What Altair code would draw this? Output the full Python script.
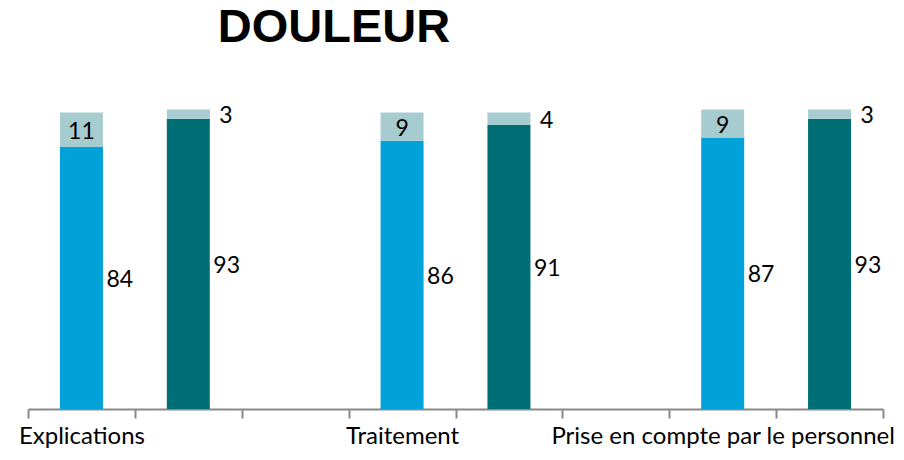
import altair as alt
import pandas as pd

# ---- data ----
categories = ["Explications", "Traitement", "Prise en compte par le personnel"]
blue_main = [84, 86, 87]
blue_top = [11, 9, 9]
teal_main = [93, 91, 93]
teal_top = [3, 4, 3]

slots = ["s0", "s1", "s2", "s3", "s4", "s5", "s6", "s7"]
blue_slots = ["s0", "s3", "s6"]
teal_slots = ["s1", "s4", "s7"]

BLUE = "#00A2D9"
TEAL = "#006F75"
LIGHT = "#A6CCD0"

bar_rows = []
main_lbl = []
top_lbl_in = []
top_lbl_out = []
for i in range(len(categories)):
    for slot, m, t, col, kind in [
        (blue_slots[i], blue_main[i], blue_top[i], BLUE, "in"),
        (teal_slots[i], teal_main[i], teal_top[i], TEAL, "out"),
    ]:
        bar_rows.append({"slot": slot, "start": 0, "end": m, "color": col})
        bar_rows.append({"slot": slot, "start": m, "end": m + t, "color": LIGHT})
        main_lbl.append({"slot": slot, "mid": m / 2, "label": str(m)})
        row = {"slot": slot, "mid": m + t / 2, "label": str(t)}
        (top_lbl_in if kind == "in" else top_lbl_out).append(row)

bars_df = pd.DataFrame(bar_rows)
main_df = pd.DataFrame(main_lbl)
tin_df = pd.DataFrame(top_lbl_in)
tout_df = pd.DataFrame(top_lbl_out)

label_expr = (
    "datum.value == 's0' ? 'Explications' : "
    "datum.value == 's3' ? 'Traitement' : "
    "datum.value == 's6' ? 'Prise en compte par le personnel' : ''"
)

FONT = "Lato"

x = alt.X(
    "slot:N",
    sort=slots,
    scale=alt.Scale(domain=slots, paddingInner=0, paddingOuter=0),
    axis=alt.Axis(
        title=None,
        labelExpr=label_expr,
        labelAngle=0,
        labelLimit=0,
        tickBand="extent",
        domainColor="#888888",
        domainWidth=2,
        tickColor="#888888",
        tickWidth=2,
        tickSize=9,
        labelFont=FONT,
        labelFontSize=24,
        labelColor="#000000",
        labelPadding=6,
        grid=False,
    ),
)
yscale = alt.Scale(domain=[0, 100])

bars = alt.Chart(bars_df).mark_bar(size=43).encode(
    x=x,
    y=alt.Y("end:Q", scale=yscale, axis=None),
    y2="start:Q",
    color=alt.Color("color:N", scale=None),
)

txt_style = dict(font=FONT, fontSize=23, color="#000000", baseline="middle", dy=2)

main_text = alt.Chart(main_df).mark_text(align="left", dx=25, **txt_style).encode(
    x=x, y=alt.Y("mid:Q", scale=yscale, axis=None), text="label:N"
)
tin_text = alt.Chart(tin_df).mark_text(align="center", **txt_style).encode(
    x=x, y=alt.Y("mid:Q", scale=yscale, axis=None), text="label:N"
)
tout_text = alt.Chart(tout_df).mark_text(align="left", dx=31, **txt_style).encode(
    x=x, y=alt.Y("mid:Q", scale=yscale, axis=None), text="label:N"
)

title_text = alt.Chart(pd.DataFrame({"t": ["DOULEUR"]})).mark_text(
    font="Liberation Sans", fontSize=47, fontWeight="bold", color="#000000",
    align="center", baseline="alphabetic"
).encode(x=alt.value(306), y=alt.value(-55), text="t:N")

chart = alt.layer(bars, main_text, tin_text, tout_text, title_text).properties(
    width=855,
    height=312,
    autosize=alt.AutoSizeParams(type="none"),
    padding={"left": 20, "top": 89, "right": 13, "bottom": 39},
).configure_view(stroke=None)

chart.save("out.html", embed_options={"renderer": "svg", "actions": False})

_WORK INSTRUCTIONS_. Without the images, write out each line of the data verbatim.

_CORRECT OUTPUT_.
What Altair code would draw this? Output the full Python script.
import altair as alt
import pandas as pd

# ---- data ----
categories = ["Explications", "Traitement", "Prise en compte par le personnel"]
blue_main = [84, 86, 87]
blue_top = [11, 9, 9]
teal_main = [93, 91, 93]
teal_top = [3, 4, 3]

slots = ["s0", "s1", "s2", "s3", "s4", "s5", "s6", "s7"]
blue_slots = ["s0", "s3", "s6"]
teal_slots = ["s1", "s4", "s7"]

BLUE = "#00A2D9"
TEAL = "#006F75"
LIGHT = "#A6CCD0"

bar_rows = []
main_lbl = []
top_lbl_in = []
top_lbl_out = []
for i in range(len(categories)):
    for slot, m, t, col, kind in [
        (blue_slots[i], blue_main[i], blue_top[i], BLUE, "in"),
        (teal_slots[i], teal_main[i], teal_top[i], TEAL, "out"),
    ]:
        bar_rows.append({"slot": slot, "start": 0, "end": m, "color": col})
        bar_rows.append({"slot": slot, "start": m, "end": m + t, "color": LIGHT})
        main_lbl.append({"slot": slot, "mid": m / 2, "label": str(m)})
        row = {"slot": slot, "mid": m + t / 2, "label": str(t)}
        (top_lbl_in if kind == "in" else top_lbl_out).append(row)

bars_df = pd.DataFrame(bar_rows)
main_df = pd.DataFrame(main_lbl)
tin_df = pd.DataFrame(top_lbl_in)
tout_df = pd.DataFrame(top_lbl_out)

label_expr = (
    "datum.value == 's0' ? 'Explications' : "
    "datum.value == 's3' ? 'Traitement' : "
    "datum.value == 's6' ? 'Prise en compte par le personnel' : ''"
)

FONT = "Lato"

x = alt.X(
    "slot:N",
    sort=slots,
    scale=alt.Scale(domain=slots, paddingInner=0, paddingOuter=0),
    axis=alt.Axis(
        title=None,
        labelExpr=label_expr,
        labelAngle=0,
        labelLimit=0,
        tickBand="extent",
        domainColor="#888888",
        domainWidth=2,
        tickColor="#888888",
        tickWidth=2,
        tickSize=9,
        labelFont=FONT,
        labelFontSize=24,
        labelColor="#000000",
        labelPadding=6,
        grid=False,
    ),
)
yscale = alt.Scale(domain=[0, 100])

bars = alt.Chart(bars_df).mark_bar(size=43).encode(
    x=x,
    y=alt.Y("end:Q", scale=yscale, axis=None),
    y2="start:Q",
    color=alt.Color("color:N", scale=None),
)

txt_style = dict(font=FONT, fontSize=23, color="#000000", baseline="middle", dy=2)

main_text = alt.Chart(main_df).mark_text(align="left", dx=25, **txt_style).encode(
    x=x, y=alt.Y("mid:Q", scale=yscale, axis=None), text="label:N"
)
tin_text = alt.Chart(tin_df).mark_text(align="center", **txt_style).encode(
    x=x, y=alt.Y("mid:Q", scale=yscale, axis=None), text="label:N"
)
tout_text = alt.Chart(tout_df).mark_text(align="left", dx=31, **txt_style).encode(
    x=x, y=alt.Y("mid:Q", scale=yscale, axis=None), text="label:N"
)

title_text = alt.Chart(pd.DataFrame({"t": ["DOULEUR"]})).mark_text(
    font="Liberation Sans", fontSize=47, fontWeight="bold", color="#000000",
    align="center", baseline="alphabetic"
).encode(x=alt.value(306), y=alt.value(-55), text="t:N")

chart = alt.layer(bars, main_text, tin_text, tout_text, title_text).properties(
    width=855,
    height=312,
    autosize=alt.AutoSizeParams(type="none"),
    padding={"left": 20, "top": 89, "right": 13, "bottom": 39},
).configure_view(stroke=None)

chart.save("out.html", embed_options={"renderer": "svg", "actions": False})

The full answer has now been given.